> GIVEN EXERCISE: Read the material below. Count the lines containing "this" and give that count alone.

[Plotting code records]

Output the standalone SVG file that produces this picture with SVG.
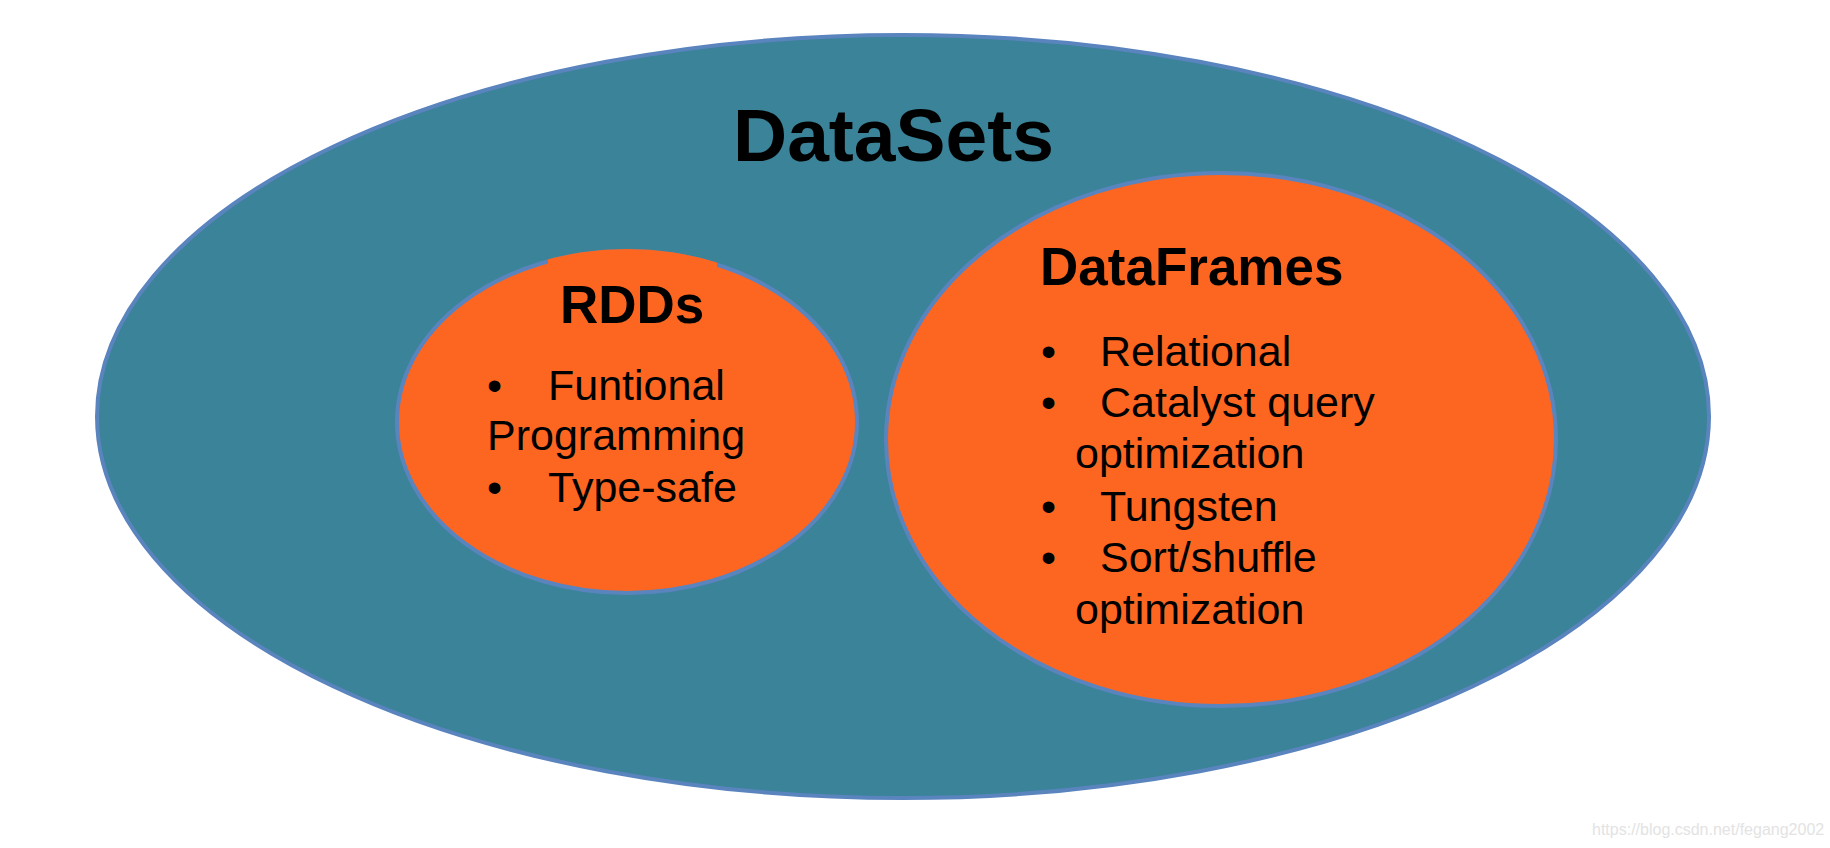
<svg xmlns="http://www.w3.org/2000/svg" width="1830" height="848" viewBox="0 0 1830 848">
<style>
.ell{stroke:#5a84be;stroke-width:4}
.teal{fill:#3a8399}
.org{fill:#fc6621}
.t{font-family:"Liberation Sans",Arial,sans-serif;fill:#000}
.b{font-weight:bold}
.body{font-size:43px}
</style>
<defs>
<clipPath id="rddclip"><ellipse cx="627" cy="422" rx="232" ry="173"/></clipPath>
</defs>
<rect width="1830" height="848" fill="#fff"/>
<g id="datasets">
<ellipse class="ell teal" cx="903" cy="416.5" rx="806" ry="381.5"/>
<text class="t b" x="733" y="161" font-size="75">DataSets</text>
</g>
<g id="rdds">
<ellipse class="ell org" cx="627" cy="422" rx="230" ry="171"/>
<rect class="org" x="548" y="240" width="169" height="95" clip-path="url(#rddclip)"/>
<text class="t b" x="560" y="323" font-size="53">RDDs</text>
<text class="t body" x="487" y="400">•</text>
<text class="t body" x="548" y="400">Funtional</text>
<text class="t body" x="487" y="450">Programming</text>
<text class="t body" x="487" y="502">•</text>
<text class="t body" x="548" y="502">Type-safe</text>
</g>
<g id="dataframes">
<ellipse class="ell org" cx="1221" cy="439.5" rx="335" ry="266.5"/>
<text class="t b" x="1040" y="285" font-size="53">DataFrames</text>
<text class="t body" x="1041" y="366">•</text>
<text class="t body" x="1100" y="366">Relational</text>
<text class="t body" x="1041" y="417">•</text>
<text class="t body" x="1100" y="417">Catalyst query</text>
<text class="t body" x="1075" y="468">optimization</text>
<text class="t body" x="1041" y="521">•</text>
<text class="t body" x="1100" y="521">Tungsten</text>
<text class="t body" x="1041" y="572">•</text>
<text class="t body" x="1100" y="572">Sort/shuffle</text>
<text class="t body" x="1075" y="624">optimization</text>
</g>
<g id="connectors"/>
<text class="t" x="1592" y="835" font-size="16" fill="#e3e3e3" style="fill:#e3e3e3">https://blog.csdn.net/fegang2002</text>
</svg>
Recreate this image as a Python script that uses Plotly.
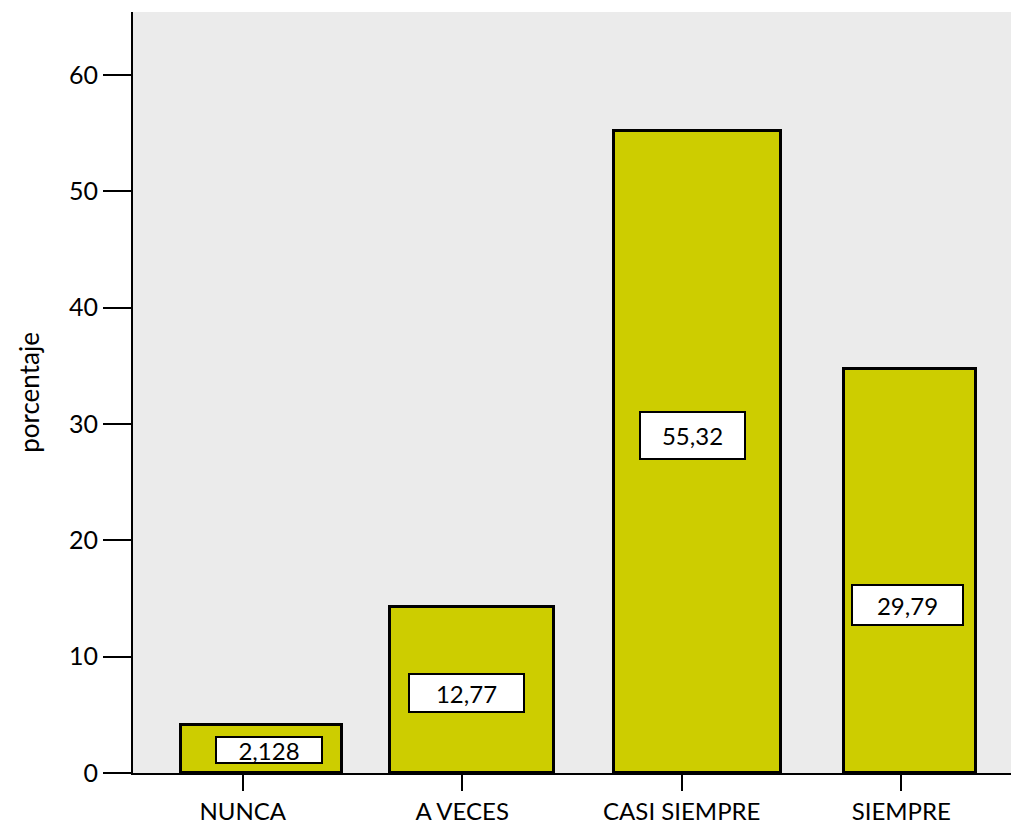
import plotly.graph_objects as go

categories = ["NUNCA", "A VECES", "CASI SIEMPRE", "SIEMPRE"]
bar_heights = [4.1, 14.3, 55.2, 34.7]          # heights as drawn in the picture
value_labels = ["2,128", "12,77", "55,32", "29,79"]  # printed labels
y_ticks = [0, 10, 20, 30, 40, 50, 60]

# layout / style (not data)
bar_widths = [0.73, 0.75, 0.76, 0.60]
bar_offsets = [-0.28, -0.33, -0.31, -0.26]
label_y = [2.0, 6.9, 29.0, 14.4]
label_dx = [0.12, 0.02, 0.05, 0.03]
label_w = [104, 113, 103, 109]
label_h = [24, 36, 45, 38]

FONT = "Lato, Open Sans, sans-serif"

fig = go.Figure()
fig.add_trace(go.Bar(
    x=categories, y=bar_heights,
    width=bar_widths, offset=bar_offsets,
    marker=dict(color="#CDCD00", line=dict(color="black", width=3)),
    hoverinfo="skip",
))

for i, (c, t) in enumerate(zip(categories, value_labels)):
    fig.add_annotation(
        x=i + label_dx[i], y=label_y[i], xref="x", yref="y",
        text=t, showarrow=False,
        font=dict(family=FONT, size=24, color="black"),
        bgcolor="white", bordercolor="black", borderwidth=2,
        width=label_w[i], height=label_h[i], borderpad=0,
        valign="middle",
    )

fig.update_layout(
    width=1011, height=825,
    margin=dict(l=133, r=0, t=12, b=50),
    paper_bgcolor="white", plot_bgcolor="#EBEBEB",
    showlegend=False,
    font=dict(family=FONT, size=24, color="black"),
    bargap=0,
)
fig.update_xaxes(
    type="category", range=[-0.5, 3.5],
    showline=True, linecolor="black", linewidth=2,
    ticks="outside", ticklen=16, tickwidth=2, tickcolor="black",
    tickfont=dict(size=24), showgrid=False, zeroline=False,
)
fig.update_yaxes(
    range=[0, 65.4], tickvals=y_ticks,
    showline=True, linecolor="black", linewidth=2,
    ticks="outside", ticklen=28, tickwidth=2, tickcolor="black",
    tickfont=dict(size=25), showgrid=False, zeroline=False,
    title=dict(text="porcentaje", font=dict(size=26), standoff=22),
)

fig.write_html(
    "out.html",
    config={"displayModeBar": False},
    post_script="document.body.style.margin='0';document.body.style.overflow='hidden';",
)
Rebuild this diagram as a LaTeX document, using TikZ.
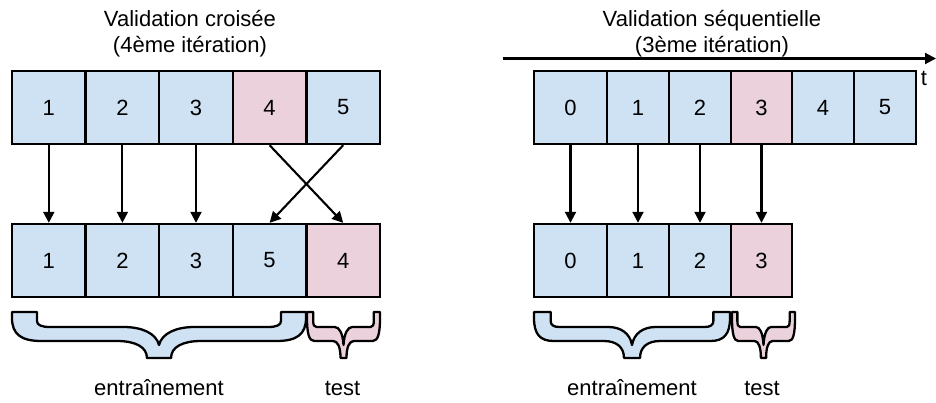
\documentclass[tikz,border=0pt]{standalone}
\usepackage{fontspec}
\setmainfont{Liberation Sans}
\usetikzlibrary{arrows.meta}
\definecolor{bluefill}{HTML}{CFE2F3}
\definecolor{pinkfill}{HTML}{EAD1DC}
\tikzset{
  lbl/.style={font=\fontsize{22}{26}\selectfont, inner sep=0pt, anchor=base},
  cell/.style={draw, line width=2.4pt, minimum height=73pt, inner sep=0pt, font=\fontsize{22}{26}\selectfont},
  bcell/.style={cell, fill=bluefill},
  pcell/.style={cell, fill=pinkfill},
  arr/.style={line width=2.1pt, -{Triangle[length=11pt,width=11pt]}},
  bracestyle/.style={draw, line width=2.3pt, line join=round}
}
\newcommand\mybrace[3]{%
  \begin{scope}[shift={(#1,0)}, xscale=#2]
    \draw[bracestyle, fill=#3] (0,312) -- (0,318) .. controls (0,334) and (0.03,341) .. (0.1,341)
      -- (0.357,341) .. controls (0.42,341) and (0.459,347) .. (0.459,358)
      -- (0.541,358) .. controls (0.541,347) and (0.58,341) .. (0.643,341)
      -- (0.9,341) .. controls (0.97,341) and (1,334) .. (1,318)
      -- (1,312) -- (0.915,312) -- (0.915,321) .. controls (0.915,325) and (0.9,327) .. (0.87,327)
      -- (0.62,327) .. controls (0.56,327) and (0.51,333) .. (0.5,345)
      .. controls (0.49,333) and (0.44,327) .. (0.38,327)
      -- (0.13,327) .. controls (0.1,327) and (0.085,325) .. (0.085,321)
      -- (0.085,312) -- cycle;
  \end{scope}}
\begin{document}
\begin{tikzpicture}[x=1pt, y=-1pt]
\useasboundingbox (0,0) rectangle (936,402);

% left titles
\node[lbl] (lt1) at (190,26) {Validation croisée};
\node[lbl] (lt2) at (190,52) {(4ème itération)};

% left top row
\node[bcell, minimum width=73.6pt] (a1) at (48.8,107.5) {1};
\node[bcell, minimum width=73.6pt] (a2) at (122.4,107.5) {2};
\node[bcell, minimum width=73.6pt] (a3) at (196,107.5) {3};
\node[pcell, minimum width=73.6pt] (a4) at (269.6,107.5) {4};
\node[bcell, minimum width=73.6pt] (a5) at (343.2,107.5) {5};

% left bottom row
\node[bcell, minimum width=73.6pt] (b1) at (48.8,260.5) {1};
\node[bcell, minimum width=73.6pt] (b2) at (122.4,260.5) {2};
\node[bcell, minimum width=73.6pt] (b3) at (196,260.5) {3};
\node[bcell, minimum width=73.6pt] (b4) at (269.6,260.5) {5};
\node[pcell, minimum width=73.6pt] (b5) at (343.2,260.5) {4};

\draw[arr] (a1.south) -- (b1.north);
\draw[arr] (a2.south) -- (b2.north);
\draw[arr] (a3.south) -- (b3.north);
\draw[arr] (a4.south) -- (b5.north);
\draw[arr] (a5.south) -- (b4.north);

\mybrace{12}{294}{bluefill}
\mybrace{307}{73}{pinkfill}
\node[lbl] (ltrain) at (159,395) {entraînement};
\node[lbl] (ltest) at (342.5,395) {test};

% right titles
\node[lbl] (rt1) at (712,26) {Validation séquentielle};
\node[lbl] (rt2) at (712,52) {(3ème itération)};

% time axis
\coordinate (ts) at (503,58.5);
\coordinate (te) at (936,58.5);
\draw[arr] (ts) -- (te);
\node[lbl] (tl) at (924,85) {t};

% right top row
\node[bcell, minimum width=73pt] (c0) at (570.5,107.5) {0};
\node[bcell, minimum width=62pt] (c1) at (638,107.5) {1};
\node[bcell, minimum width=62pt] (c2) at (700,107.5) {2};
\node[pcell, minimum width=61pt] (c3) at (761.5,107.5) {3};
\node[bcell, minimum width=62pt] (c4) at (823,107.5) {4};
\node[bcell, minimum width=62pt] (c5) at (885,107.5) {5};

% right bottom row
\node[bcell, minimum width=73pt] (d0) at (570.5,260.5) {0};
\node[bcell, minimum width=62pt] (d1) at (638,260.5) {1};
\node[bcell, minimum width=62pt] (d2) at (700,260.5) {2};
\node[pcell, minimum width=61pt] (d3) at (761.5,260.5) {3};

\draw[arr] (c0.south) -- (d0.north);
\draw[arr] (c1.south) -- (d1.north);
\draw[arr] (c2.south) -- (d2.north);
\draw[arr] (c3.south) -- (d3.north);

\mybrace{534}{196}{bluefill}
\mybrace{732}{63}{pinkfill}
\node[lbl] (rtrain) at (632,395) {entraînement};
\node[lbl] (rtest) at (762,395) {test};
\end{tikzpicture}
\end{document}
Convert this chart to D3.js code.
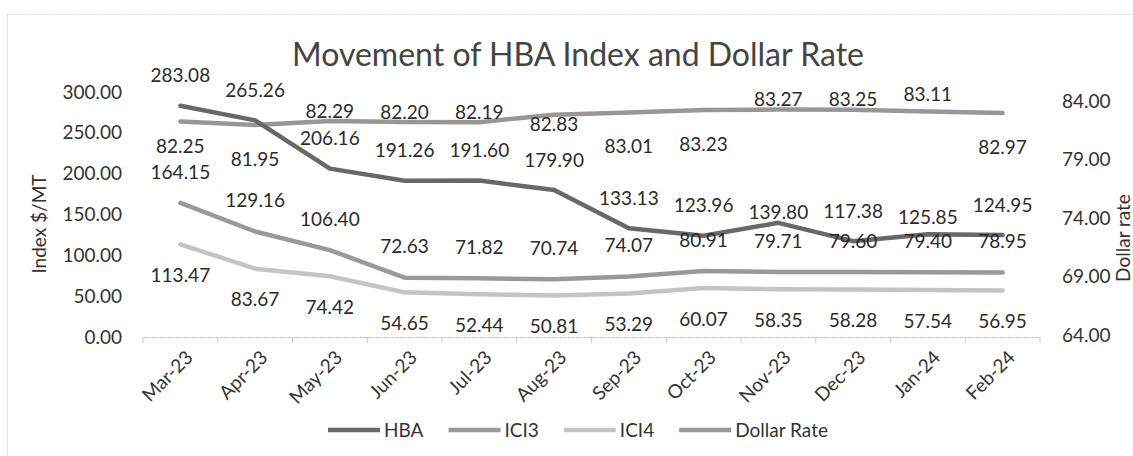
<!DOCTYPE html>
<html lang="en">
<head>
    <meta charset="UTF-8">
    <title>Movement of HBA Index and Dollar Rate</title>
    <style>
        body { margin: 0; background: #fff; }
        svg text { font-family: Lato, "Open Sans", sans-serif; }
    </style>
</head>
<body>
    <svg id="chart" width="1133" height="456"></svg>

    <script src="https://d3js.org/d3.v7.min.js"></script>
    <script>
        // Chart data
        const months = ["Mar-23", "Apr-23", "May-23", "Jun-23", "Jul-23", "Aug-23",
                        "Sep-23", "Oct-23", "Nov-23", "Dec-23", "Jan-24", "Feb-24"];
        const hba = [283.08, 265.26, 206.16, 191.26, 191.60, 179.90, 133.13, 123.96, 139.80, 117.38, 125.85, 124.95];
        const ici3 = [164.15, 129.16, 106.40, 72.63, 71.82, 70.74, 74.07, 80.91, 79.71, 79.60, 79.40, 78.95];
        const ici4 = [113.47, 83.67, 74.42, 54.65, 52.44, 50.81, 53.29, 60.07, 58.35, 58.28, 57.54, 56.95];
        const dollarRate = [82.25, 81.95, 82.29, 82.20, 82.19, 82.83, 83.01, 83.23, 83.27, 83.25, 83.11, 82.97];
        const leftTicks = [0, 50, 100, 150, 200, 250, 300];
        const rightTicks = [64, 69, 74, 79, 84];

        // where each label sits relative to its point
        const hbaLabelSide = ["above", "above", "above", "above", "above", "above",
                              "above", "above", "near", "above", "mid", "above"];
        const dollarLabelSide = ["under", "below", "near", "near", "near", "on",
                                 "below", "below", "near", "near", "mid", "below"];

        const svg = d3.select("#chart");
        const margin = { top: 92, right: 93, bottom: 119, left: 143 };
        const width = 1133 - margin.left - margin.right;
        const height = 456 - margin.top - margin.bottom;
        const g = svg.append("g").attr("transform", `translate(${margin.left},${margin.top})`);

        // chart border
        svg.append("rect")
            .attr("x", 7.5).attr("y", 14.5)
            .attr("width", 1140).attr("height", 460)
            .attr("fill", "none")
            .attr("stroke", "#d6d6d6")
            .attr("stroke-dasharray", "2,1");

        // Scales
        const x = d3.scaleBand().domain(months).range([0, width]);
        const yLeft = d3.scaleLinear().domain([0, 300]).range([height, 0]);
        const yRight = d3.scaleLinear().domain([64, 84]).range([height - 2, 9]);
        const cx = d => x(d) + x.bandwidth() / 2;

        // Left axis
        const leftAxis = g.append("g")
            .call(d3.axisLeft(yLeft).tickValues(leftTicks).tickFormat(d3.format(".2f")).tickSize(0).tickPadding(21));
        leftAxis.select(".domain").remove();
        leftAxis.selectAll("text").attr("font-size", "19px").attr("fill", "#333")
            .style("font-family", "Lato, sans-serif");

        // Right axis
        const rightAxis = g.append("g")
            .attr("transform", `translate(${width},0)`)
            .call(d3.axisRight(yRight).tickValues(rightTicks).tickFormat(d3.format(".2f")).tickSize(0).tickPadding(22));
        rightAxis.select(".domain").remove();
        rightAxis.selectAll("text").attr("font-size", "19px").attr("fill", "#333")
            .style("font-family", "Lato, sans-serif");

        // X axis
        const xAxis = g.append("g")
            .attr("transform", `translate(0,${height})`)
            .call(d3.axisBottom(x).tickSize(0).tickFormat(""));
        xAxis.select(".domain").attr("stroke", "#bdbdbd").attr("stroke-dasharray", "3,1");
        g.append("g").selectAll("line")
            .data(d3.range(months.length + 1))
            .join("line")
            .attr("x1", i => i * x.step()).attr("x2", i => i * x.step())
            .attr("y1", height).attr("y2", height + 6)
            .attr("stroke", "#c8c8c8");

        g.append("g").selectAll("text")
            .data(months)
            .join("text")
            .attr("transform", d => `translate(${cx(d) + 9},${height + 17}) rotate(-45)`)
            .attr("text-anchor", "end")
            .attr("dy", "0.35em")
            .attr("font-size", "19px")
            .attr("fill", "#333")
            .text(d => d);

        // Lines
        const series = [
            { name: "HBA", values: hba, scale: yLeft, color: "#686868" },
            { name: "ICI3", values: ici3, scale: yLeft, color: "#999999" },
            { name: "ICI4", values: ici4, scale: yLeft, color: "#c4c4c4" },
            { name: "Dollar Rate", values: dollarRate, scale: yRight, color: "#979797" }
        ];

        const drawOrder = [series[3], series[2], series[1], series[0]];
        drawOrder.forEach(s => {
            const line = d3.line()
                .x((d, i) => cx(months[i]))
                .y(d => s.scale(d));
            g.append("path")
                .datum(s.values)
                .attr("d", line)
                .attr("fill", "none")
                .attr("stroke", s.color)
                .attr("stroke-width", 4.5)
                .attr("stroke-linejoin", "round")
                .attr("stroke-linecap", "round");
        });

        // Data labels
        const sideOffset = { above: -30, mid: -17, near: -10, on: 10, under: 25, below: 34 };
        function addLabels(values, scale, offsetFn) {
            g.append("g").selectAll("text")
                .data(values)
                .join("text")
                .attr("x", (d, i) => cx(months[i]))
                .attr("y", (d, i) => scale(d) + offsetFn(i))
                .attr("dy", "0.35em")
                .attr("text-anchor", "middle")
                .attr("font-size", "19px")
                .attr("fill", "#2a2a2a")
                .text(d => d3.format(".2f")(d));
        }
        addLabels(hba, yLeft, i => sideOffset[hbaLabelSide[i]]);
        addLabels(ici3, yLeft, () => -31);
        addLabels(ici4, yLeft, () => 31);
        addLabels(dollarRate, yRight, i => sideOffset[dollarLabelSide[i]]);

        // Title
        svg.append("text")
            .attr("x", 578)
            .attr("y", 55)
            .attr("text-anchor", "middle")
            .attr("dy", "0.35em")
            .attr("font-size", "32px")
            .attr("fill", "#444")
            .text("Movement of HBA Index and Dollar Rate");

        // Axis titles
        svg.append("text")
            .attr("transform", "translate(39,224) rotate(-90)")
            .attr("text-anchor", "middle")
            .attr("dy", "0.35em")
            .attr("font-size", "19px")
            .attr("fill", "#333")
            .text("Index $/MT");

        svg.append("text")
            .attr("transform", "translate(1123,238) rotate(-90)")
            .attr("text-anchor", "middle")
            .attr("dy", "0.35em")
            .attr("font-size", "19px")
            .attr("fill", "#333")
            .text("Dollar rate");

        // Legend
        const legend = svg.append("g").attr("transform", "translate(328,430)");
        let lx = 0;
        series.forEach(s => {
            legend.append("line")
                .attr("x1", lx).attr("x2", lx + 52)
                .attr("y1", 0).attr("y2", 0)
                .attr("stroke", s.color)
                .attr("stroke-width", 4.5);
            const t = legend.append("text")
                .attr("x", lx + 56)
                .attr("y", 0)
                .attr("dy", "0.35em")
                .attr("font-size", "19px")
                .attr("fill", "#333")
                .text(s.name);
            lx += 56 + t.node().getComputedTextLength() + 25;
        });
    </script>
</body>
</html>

> WRITTEN ANSWER: 4